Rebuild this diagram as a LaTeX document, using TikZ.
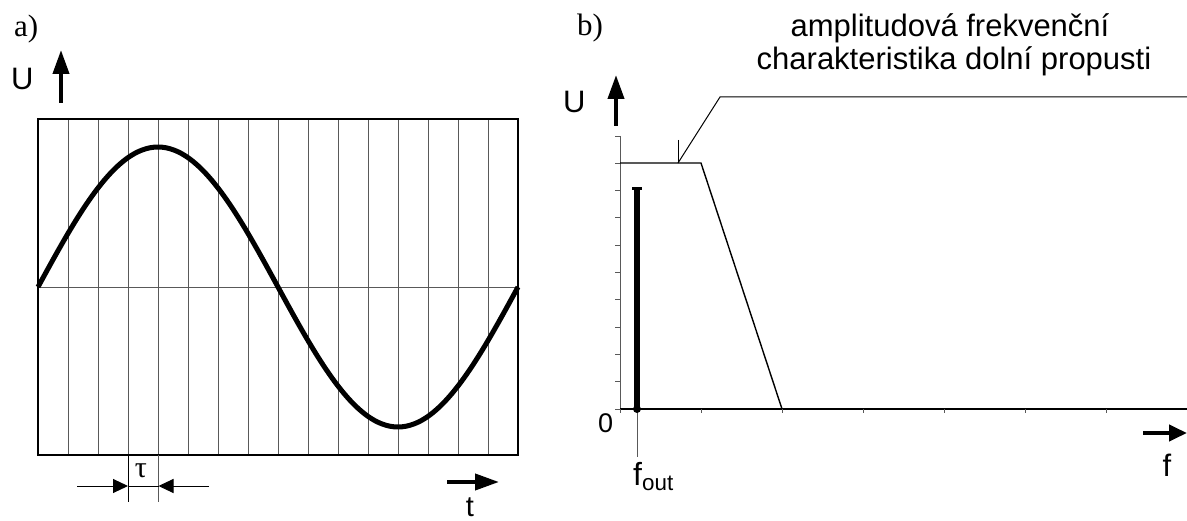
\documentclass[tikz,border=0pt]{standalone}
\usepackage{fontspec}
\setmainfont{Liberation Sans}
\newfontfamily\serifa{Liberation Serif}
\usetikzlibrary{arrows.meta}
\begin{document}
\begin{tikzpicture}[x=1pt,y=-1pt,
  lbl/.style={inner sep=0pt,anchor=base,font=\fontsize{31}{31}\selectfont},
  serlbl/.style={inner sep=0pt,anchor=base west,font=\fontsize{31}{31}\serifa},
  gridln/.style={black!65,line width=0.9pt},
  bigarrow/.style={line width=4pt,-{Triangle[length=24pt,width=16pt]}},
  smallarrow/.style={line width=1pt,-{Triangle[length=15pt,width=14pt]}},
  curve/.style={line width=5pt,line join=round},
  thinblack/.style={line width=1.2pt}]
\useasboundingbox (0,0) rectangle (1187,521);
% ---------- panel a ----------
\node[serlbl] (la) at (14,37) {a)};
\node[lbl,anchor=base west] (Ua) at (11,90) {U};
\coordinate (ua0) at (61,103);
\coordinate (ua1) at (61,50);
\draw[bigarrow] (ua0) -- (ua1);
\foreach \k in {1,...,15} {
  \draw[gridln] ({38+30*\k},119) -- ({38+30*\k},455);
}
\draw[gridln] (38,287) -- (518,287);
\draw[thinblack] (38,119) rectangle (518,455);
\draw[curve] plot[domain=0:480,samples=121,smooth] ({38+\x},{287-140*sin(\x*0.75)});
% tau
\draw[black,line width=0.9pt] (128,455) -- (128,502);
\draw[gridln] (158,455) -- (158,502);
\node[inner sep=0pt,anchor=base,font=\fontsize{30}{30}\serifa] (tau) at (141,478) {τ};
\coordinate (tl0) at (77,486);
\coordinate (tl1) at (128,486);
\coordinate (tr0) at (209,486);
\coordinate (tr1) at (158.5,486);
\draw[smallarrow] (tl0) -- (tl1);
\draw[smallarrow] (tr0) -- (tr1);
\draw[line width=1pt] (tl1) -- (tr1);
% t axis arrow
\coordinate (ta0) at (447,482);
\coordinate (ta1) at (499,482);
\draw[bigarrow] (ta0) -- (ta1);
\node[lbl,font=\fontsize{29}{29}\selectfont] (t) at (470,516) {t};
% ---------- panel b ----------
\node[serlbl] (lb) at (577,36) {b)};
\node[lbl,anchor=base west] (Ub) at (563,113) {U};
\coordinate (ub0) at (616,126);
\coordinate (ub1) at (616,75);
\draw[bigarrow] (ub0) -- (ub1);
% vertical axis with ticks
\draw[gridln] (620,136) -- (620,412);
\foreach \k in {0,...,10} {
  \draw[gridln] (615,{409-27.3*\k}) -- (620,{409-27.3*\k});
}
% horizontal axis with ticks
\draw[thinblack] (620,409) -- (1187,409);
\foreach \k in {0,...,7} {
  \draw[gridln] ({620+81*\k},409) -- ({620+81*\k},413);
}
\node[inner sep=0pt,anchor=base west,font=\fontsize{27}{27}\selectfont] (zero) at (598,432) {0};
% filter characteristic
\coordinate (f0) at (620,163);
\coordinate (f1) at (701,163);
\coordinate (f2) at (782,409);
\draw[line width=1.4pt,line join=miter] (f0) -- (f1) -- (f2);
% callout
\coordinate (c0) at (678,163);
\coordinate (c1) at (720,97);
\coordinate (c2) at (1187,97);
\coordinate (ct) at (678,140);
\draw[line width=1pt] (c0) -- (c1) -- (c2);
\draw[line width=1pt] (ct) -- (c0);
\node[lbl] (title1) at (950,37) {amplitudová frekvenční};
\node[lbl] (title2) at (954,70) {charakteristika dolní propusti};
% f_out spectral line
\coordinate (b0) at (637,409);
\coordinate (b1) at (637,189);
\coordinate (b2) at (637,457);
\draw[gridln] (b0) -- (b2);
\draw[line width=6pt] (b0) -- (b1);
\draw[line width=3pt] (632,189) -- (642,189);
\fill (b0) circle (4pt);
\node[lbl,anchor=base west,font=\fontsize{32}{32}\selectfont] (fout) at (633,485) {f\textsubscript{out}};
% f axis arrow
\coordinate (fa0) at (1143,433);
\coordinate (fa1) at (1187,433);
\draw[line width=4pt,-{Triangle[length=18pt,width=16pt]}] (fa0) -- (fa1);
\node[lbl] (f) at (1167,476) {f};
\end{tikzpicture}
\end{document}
------------------------------
Exactly as written, return every line of the listing, but not the pictures.

» ANSWER TO THE TASK:
Rebuild this diagram as a LaTeX document, using TikZ.
\documentclass[tikz,border=0pt]{standalone}
\usepackage{fontspec}
\setmainfont{Liberation Sans}
\newfontfamily\serifa{Liberation Serif}
\usetikzlibrary{arrows.meta}
\begin{document}
\begin{tikzpicture}[x=1pt,y=-1pt,
  lbl/.style={inner sep=0pt,anchor=base,font=\fontsize{31}{31}\selectfont},
  serlbl/.style={inner sep=0pt,anchor=base west,font=\fontsize{31}{31}\serifa},
  gridln/.style={black!65,line width=0.9pt},
  bigarrow/.style={line width=4pt,-{Triangle[length=24pt,width=16pt]}},
  smallarrow/.style={line width=1pt,-{Triangle[length=15pt,width=14pt]}},
  curve/.style={line width=5pt,line join=round},
  thinblack/.style={line width=1.2pt}]
\useasboundingbox (0,0) rectangle (1187,521);
% ---------- panel a ----------
\node[serlbl] (la) at (14,37) {a)};
\node[lbl,anchor=base west] (Ua) at (11,90) {U};
\coordinate (ua0) at (61,103);
\coordinate (ua1) at (61,50);
\draw[bigarrow] (ua0) -- (ua1);
\foreach \k in {1,...,15} {
  \draw[gridln] ({38+30*\k},119) -- ({38+30*\k},455);
}
\draw[gridln] (38,287) -- (518,287);
\draw[thinblack] (38,119) rectangle (518,455);
\draw[curve] plot[domain=0:480,samples=121,smooth] ({38+\x},{287-140*sin(\x*0.75)});
% tau
\draw[black,line width=0.9pt] (128,455) -- (128,502);
\draw[gridln] (158,455) -- (158,502);
\node[inner sep=0pt,anchor=base,font=\fontsize{30}{30}\serifa] (tau) at (141,478) {τ};
\coordinate (tl0) at (77,486);
\coordinate (tl1) at (128,486);
\coordinate (tr0) at (209,486);
\coordinate (tr1) at (158.5,486);
\draw[smallarrow] (tl0) -- (tl1);
\draw[smallarrow] (tr0) -- (tr1);
\draw[line width=1pt] (tl1) -- (tr1);
% t axis arrow
\coordinate (ta0) at (447,482);
\coordinate (ta1) at (499,482);
\draw[bigarrow] (ta0) -- (ta1);
\node[lbl,font=\fontsize{29}{29}\selectfont] (t) at (470,516) {t};
% ---------- panel b ----------
\node[serlbl] (lb) at (577,36) {b)};
\node[lbl,anchor=base west] (Ub) at (563,113) {U};
\coordinate (ub0) at (616,126);
\coordinate (ub1) at (616,75);
\draw[bigarrow] (ub0) -- (ub1);
% vertical axis with ticks
\draw[gridln] (620,136) -- (620,412);
\foreach \k in {0,...,10} {
  \draw[gridln] (615,{409-27.3*\k}) -- (620,{409-27.3*\k});
}
% horizontal axis with ticks
\draw[thinblack] (620,409) -- (1187,409);
\foreach \k in {0,...,7} {
  \draw[gridln] ({620+81*\k},409) -- ({620+81*\k},413);
}
\node[inner sep=0pt,anchor=base west,font=\fontsize{27}{27}\selectfont] (zero) at (598,432) {0};
% filter characteristic
\coordinate (f0) at (620,163);
\coordinate (f1) at (701,163);
\coordinate (f2) at (782,409);
\draw[line width=1.4pt,line join=miter] (f0) -- (f1) -- (f2);
% callout
\coordinate (c0) at (678,163);
\coordinate (c1) at (720,97);
\coordinate (c2) at (1187,97);
\coordinate (ct) at (678,140);
\draw[line width=1pt] (c0) -- (c1) -- (c2);
\draw[line width=1pt] (ct) -- (c0);
\node[lbl] (title1) at (950,37) {amplitudová frekvenční};
\node[lbl] (title2) at (954,70) {charakteristika dolní propusti};
% f_out spectral line
\coordinate (b0) at (637,409);
\coordinate (b1) at (637,189);
\coordinate (b2) at (637,457);
\draw[gridln] (b0) -- (b2);
\draw[line width=6pt] (b0) -- (b1);
\draw[line width=3pt] (632,189) -- (642,189);
\fill (b0) circle (4pt);
\node[lbl,anchor=base west,font=\fontsize{32}{32}\selectfont] (fout) at (633,485) {f\textsubscript{out}};
% f axis arrow
\coordinate (fa0) at (1143,433);
\coordinate (fa1) at (1187,433);
\draw[line width=4pt,-{Triangle[length=18pt,width=16pt]}] (fa0) -- (fa1);
\node[lbl] (f) at (1167,476) {f};
\end{tikzpicture}
\end{document}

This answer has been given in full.